WIN_CHOICES = np.arange(21_000).astype(np.int16)
RNG = np.random.default_rng()

def method_4(n)
    """ numpy.random generator with precomputed arange of choices """
    outcomes = RNG.choice(WIN_CHOICES, size=n)
    winners = np.where(outcomes == 0)[0]

n = 100_000
times = {}

for method in [method_1, method_2]:
    time = timeit.timeit(lambda: method(n), number=100)
    times[method.__name__] = time

for method_name, time in times.items():
    print(f"{method_name}: {time:.2f} seconds")

Output:

method_1: 3.26 seconds
method_2: 3.52 seconds
method_3: 0.09 seconds
method_4: 0.03 seconds

There is a 100-fold time saving when using the fourth approach. This will be crucial when we increase the number of iterations from 100 to hundreds of thousands or millions to generate enough data to measure returns over long periods.

Selecting prizes

We can use a similar approach to assign a prize to each winning bond. In this case, we need to perform the RNG.choices function without replacement, since each prize can only be won once per draw.

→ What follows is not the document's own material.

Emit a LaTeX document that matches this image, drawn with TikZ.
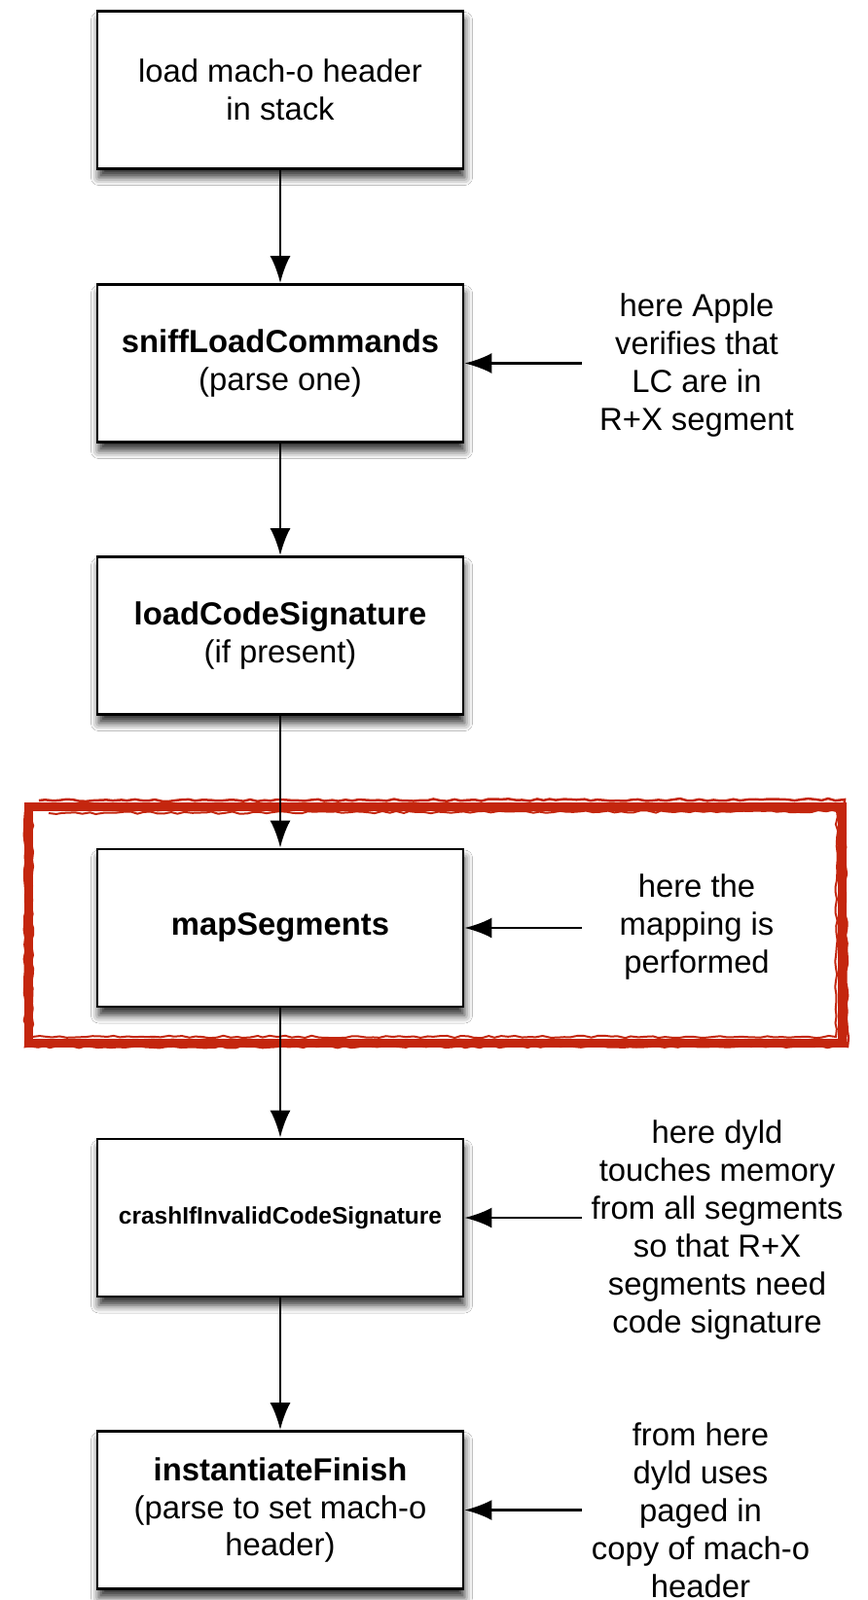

The code is therefore as follows:

prizes = RNG.choice(PRIZES, replace=False, size=len(winners))

Putting it all together

Having selected methods to determine winning bonds in a draw and assign prizes to them, we can create a function to simulate a single prize draw.

import numpy as np

PRIZE_MATRIX = {
    25: 1_475_218, 50: 2_190_094, 100: 2_190_094,
    500: 54_807, 1_000: 18_269, 5_000: 1_747, 10_000: 874,
    25_000: 350, 50_000: 175, 100_000: 87, 1_000_000: 2
    }

PRIZES: np.ndarray = np.repeat(
    tuple(PRIZE_MATRIX.keys()), tuple(PRIZE_MATRIX.values())
    ).astype(np.int32)

WINNING_ODDS = 21_000
WIN_CHOICES: np.ndarray = np.arange(WINNING_ODDS).astype(np.int16)
RNG: np.random._generator.Generator = np.random.default_rng()


def prize_draw(holding_size: int) -> list[tuple[int, int]]:
    """ Simulate single prize draw with holding_size bonds
        returns list of winning (bond, prize) """
    # Check each bond for winning condition (value = 0)
    outcomes: np.ndarray = RNG.choice(WIN_CHOICES, size=holding_size)
    winners: np.ndarray = np.where(outcomes == 0)[0]

    # Randomly sample prizes (without replacement) for each winner
    prizes: np.ndarray = RNG.choice(
        PRIZES, replace=False, size=len(winners))
    # Return list of winning bonds and assigned prizes
    return list(zip(winners.astype(np.int32), prizes))

Conclusion

We've created a custom function to simulate a Premium Bond prize draw. It offers a clear and efficient way to determine winning bonds and their corresponding prizes. By using numpy's random generator, we ensure a fair and efficient selection process. This method provides a scalable solution that can be applied to various holding sizes and periods.

In the next instalment, we'll explore using the prize_draw function in a Monte Carlo experiment with multiple simulations over different holding periods. Parallel processing will be a key efficiency booster, and we'll need to save the valuable data we generate to disk. Later, we'll analyse this data to understand the distribution of outcomes in various scenarios.